– Défenseur des droits de l’Homme de la République d’Arménie –
La pratique consistant à restreindre illégalement le droit d’une personne à la libre circulation et à la maintenir dans un état d’incertitude constant reste problématique. Il s’agit en particulier des questions liées au système électronique d’information sur la gestion des frontières (BEMIS). L’un des principaux problèmes est que lorsqu’une personne ne sait pas ou n’est pas informée qu’elle est interdite de franchir les frontières, cette interdiction demeure même plusieurs années plus tard.

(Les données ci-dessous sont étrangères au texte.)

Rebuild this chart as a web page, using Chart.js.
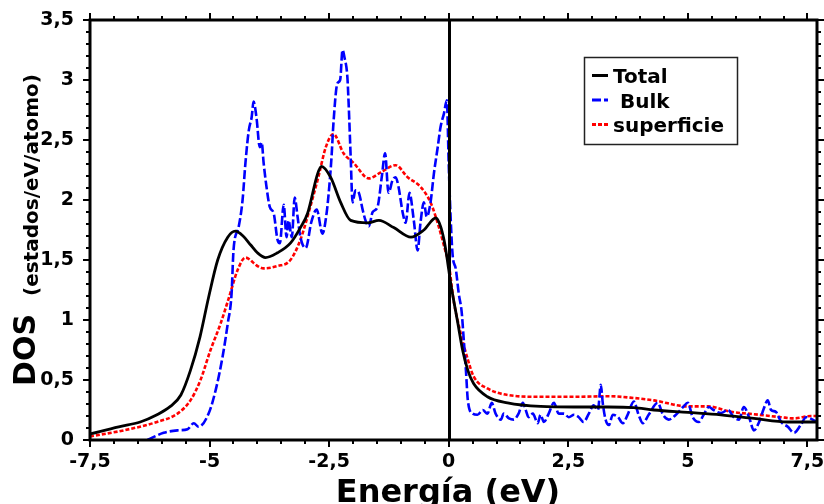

C’est ainsi que, une fois à la frontière, des citoyens se sont vus informer qu’ils étaient interdits de voyage depuis plusieurs années.

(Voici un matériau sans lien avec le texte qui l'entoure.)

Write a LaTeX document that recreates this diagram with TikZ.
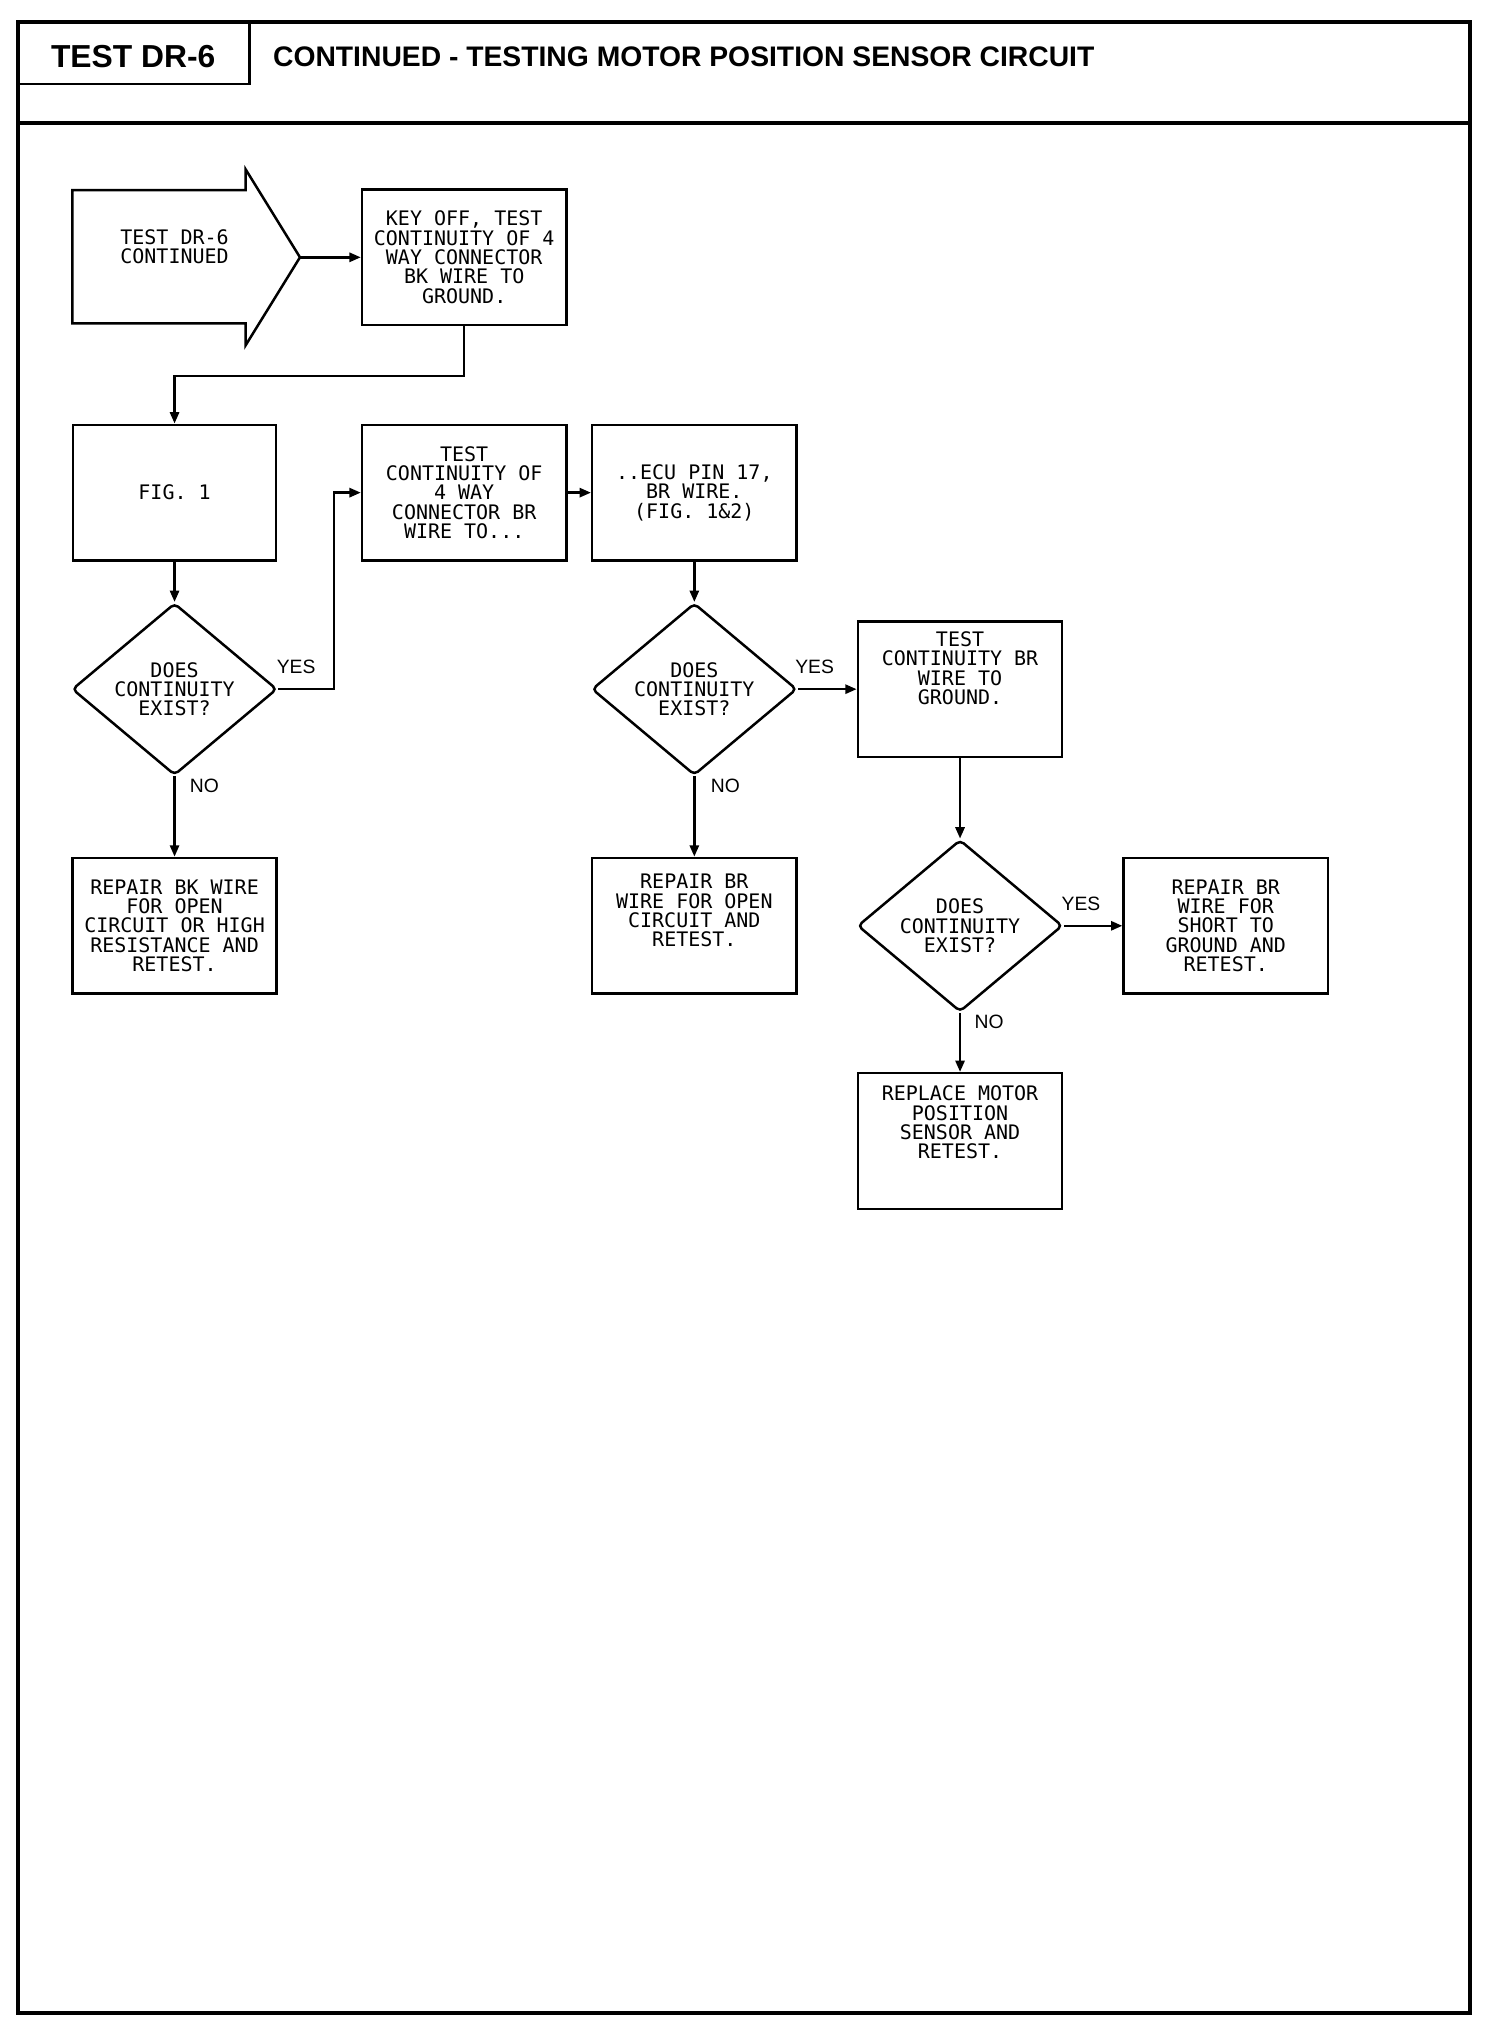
\documentclass[tikz,border=0pt]{standalone}
\usepackage{fontspec}
\setmainfont{Liberation Sans}
\newfontfamily\monofnt{DejaVu Sans Mono}
\usetikzlibrary{arrows.meta,shapes.geometric}
\newcommand\boxfont{\monofnt\fontsize{8.8}{8.5}\selectfont}
\begin{document}
\begin{tikzpicture}[x=0.02cm,y=-0.02cm,
  frame/.style={line width=1.7pt},
  box/.style={draw, line width=1.1pt, minimum width=3.16cm, minimum height=2.1cm, inner sep=0pt, align=center, font=\boxfont},
  dia/.style={draw, diamond, line width=1.1pt, inner sep=0pt, rounded corners=2pt, minimum width=3.17cm, minimum height=2.66cm},
  dtext/.style={align=center, font=\boxfont},
  lab/.style={font=\fontsize{8.5}{9}\selectfont},
  arr/.style={line width=1.1pt, -{Triangle[length=5pt,width=4pt]}}]
\fill[white] (0,0) rectangle (1163,1570);
\useasboundingbox (0,0) rectangle (1163,1570);
% header and frame
\draw[frame] (14,17) rectangle (1137,1557);
\draw[frame] (14,95) -- (1137,95);
\draw[line width=1.1pt] (14,65) -- (193,65) -- (193,17);
\node[font=\bfseries\fontsize{14}{16}\selectfont] (hdr) at (103,44) {TEST DR-6};
\node[anchor=west, font=\bfseries\fontsize{12.45}{14}\selectfont] (title) at (205,44) {CONTINUED - TESTING MOTOR POSITION SENSOR CIRCUIT};
% start arrow shape
\draw[line width=1.1pt, line join=miter] (56,147) -- (190,147) -- (190,131) -- (232,199) -- (190,267) -- (190,250) -- (56,250) -- cycle;
\node[dtext] (start) at (135,191) {TEST DR-6\\CONTINUED};
\coordinate (tip) at (232,199);
% boxes
\node[box] (A) at (359,199) {KEY OFF, TEST\\CONTINUITY OF 4\\WAY CONNECTOR\\BK WIRE TO\\GROUND.};
\node[box, minimum width=3.14cm] (F1) at (135,381) {FIG. 1};
\node[box] (B) at (359,381) {TEST\\CONTINUITY OF\\4 WAY\\CONNECTOR BR\\WIRE TO...};
\node[box] (C) at (537,381) {..ECU PIN 17,\\BR WIRE.\\(FIG. 1\&2)};
\node[box] (R1) at (135,716) {REPAIR BK WIRE\\FOR OPEN\\CIRCUIT OR HIGH\\RESISTANCE AND\\RETEST.};
\node[box] (E) at (537,716) {REPAIR BR\\WIRE FOR OPEN\\CIRCUIT AND\\RETEST.\\[5pt]};
\node[box] (D) at (742.5,533) {TEST\\CONTINUITY BR\\WIRE TO\\GROUND.\\[10pt]};
\node[box] (F) at (948,716) {REPAIR BR\\WIRE FOR\\SHORT TO\\GROUND AND\\RETEST.};
\node[box] (G) at (742.5,882.5) {REPLACE MOTOR\\POSITION\\SENSOR AND\\RETEST.\\[8pt]};
% diamonds
\node[dia] (D1) at (135,533) {};
\node[dtext] (t1) at (D1.center) {DOES\\CONTINUITY\\EXIST?};
\node[dia] (D2) at (537,533) {};
\node[dtext] (t2) at (D2.center) {DOES\\CONTINUITY\\EXIST?};
\node[dia] (D3) at (742.5,716) {};
\node[dtext] (t3) at (D3.center) {DOES\\CONTINUITY\\EXIST?};
% labels
\node[lab] (y1) at (229,516) {YES};
\node[lab] (n1) at (158,608) {NO};
\node[lab] (y2) at (630,516) {YES};
\node[lab] (n2) at (561,608) {NO};
\node[lab] (y3) at (836,699) {YES};
\node[lab] (n3) at (765,790) {NO};
% connectors
\draw[arr] (tip) -- (A.west);
\draw[arr] (A.south) -- ++(0,38.5) -| (F1.north);
\draw[arr] (F1.south) -- (D1.north);
\draw[arr] (D1.east) -- ++(43,0) |- (B.west);
\draw[arr] (D1.south) -- (R1.north);
\draw[arr] (B.east) -- (C.west);
\draw[arr] (C.south) -- (D2.north);
\draw[arr] (D2.east) -- (D.west);
\draw[arr] (D2.south) -- (E.north);
\draw[arr] (D.south) -- (D3.north);
\draw[arr] (D3.east) -- (F.west);
\draw[arr] (D3.south) -- (G.north);
\end{tikzpicture}
\end{document}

Les plaintes adressées au Défenseur des droits au fil des ans servent de preuve que cette pratique ne s’est pas améliorée. Ce n’est qu’en 2020, en raison des dispositions militaires et d’urgence, que le nombre de plaintes a été différent. Après la suppression des restrictions au franchissement de la frontière de l’État, des plaintes parallèles continuent d’être adressées.

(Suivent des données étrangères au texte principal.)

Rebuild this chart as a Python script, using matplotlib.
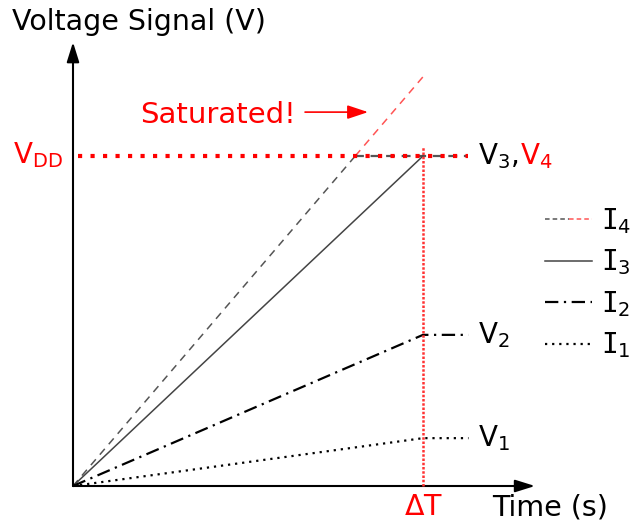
import matplotlib.pyplot as plt
from matplotlib.lines import Line2D
from matplotlib.legend_handler import HandlerTuple

# time axis in units of the integration time dT, voltage in units of VDD
dT = 1.0
t_end = 1.13
VDD = 1.0
V1 = 0.145
V2 = 0.458
V3 = 1.0
V4_ideal = 1.24      # where I4 would be without saturation
labels = ['I$_4$', 'I$_3$', 'I$_2$', 'I$_1$']

RED = '#ff0000'
GRAY = '#555555'
FS = 20.5


def main():
    fig = plt.figure(figsize=(6.3, 5.26), dpi=100)
    ax = fig.add_axes([0, 0, 1, 1])
    ax.set_xlim(-73 / 350, 557 / 350)
    ax.set_ylim(-40 / 330, 486 / 330)
    ax.axis('off')

    # axes with arrows
    ax.annotate('', xy=(1.32, 0), xytext=(0, 0),
                arrowprops=dict(arrowstyle='-|>,head_length=0.8,head_width=0.25',
                                mutation_scale=15, lw=1.5, color='black',
                                shrinkA=0, shrinkB=0))
    ax.annotate('', xy=(0, 1.345), xytext=(0, 0),
                arrowprops=dict(arrowstyle='-|>,head_length=0.8,head_width=0.25',
                                mutation_scale=15, lw=1.5, color='black',
                                shrinkA=0, shrinkB=0))

    # I4: rises past VDD, clipped at VDD
    t_sat = VDD / (V4_ideal / dT)
    ax.plot([0, t_sat], [0, VDD], color=GRAY, lw=1.1, ls=(0, (5, 4)))
    ax.plot([t_sat, dT], [VDD, V4_ideal], color='#ff5555', lw=1.1, ls=(0, (5, 4)))
    ax.plot([t_sat, t_end], [VDD, VDD], color=GRAY, lw=1.6, ls=(0, (4, 3)))

    # I3 solid
    ax.plot([0, dT], [0, V3], color='#444444', lw=1.1)

    # I2 dash-dot
    ax.plot([0, dT, t_end], [0, V2, V2], color='black', lw=1.6,
            ls=(0, (6, 2.5, 1, 2.5)))

    # I1 dotted
    ax.plot([0, dT, t_end], [0, V1, V1], color='black', lw=1.6,
            ls=(0, (1, 2.2)))

    # VDD level and integration time marker
    ax.plot([0.014, t_end], [VDD, VDD], color=RED, lw=3, ls=(0, (1, 2)), zorder=4)
    ax.plot([dT, dT], [0, 1.03], color='#ff3333', lw=1.8, ls=(0, (1, 0.7)), zorder=3)

    # text labels
    ax.text(-0.174, 1.382, 'Voltage Signal (V)', fontsize=FS, va='baseline')
    ax.text(-0.171, 0.979, r'V$_{\mathregular{DD}}$', fontsize=20,
            color=RED, va='baseline')
    ax.text(0.191, 1.10, 'Saturated!', fontsize=21, color=RED, va='baseline')
    ax.annotate('', xy=(0.843, 1.133), xytext=(0.663, 1.133),
                arrowprops=dict(arrowstyle='-|>,head_length=0.9,head_width=0.3',
                                mutation_scale=14, lw=1.2, color=RED,
                                shrinkA=0, shrinkB=0))
    ax.text(dT, -0.088, r'$\mathregular{\Delta}$T', fontsize=FS, color=RED,
            ha='center', va='baseline')
    ax.text(1.197, -0.088, 'Time (s)', fontsize=FS, va='baseline')

    xl = 1.157
    t3 = ax.text(xl, V3, r'V$_3$,', fontsize=20, va='center')
    ax.annotate(r'V$_4$', xy=(1, 0), xycoords=t3, xytext=(1, 0),
                textcoords='offset points', fontsize=20, color=RED,
                va='bottom', ha='left')
    ax.text(xl, V2, r'V$_2$', fontsize=20, va='center')
    ax.text(xl, V1, r'V$_1$', fontsize=20, va='center')

    # legend
    h4 = (Line2D([], [], color=GRAY, lw=1.1, ls=(0, (3, 2))),
          Line2D([], [], color='#ff5555', lw=1.1, ls=(0, (3, 2))))
    h3 = Line2D([], [], color='#444444', lw=1.1)
    h2 = Line2D([], [], color='black', lw=1.6, ls=(0, (6, 2.5, 1, 2.5)))
    h1 = Line2D([], [], color='black', lw=1.6, ls=(0, (1, 2.2)))
    ax.legend([h4, h3, h2, h1], labels,
              handler_map={tuple: HandlerTuple(ndivide=2, pad=0)},
              loc='upper left', bbox_to_anchor=(545 / 630, 1 - 206 / 526),
              bbox_transform=fig.transFigure, frameon=False,
              prop={'family': 'DejaVu Sans Mono', 'size': 20},
              borderpad=0, borderaxespad=0, handlelength=1.7,
              handletextpad=0.3, labelspacing=0.42)

    fig.savefig('out.png', dpi=100)


if __name__ == '__main__':
    main()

Il est particulièrement inquiétant qu’en présence des restrictions mentionnées, non seulement en raison des activités du Défenseur des droits de l’homme, mais les organes qui enquêtent sur l’affaire pénale ont eux-mêmes enregistré des problèmes liés à la restriction du droit du suspect ou de l’accusé à la libre circulation.
Selon l’article 144 du Code de procédure pénale de la République d’Arménie, le suspect ou l’accusé qui a signé une déclaration de ne pas quitter le pays ne peut pas se rendre dans un autre endroit ou changer de lieu de résidence sans l’autorisation de l’organe d’enquête, de l’enquêteur, du procureur ou du tribunal : il est ainsi obligé de se présenter à l’appel de l’organisme d’enquête, de l’enquêteur, du procureur ou du tribunal, pour les informer du changement de son lieu de résidence.
En particulier, les données relatives à l’application de la mesure de précaution « Signature de non sortie » par les autorités de poursuite sont saisies dans le BEMIS. Ce système a pour mission d’établir un système d’information unifié pour l’enregistrement des véhicules entrant et sortant de la République d’Arménie par les ministères concernés et d’autres organes de l’administration publique, afin d’assurer la réception, le recensement et le traitement des informations, ainsi que de fournir les données nécessaires aux organes concernés.
Comme en 2017, 2018, 2019, donc en 2020, dans les cas considérés par le Défenseur des droits de l’Homme, la restriction du droit de la personne à quitter le pays n’a pas été supprimée du système BEMIS, sur la base de l’interdiction appliquée pendant l’enquête préliminaire ; bien que cette dernière ait purgé la peine imposée par le tribunal….
Prenant en considération la continuité des plaintes soumises au Défenseur ainsi que le caractère systémique du problème, le Défenseur des droits de l’homme a fait une étude approfondie de la base constitutionnelle et des principes juridiques internationaux pour assurer le droit à la libre circulation d’une personne, de l’expérience législative des pays étrangers ainsi que de la précision et de la prévisibilité des règlements législatifs nationaux.
Par conséquent, le Défenseur a présenté le problème du point de vue de la législation et de la constitutionnalité de l’application de la loi, en exerçant la fonction de s’adresser à la Cour constitutionnelle d’Arménie.
La Cour constitutionnelle d’Arménie, par sa décision rendue le 4 avril 2017, a exprimé les conditions prédéterminant la légalité de la pratique d’application de la loi, en notant que » En présence d’une telle réglementation et en cas de restriction de la liberté de mouvement d’une personne par de tels mécanismes, elle devrait être réalisée à la seule condition que l’information sur la décision d’éliminer les mesures de précaution soit également placée dans le même système, et que les obstacles soient éliminés en ce qui concerne l’exercice d’un devoir clair de l’autorité compétente et le droit de libre circulation d’une personne », en enregistrant en même temps l’absence de cette exigence dans la législation, sous la forme d’une obligation claire imposée à l’organe qui mène la procédure.
En outre, suite à l’examen du contenu des plaintes adressées au Défenseur des droits de l’homme, la Cour constitutionnelle est arrivée à la conclusion que l’absence d’une obligation directe d’envoyer des informations au BEMIS pour lever la mesure conservatoire dans la décision faisant l’objet de l’enquête du Gouvernement de l’Arménie, remet en question la certitude de cette procédure, car il n’existe pas une telle obligation imposée à une autorité compétente spécifique.
Jusqu’à ce que des changements législatifs appropriés soient initiés, le Défenseur des droits de l’Homme note que la pratique des forces de l’ordre devrait se fonder sur le principe selon lequel, en plus de l’obligation de fournir des informations aux autorités compétentes utilisant des mesures de précaution, elles devraient également avoir l’obligation de fournir des informations sur la suppression de la mesure de précaution.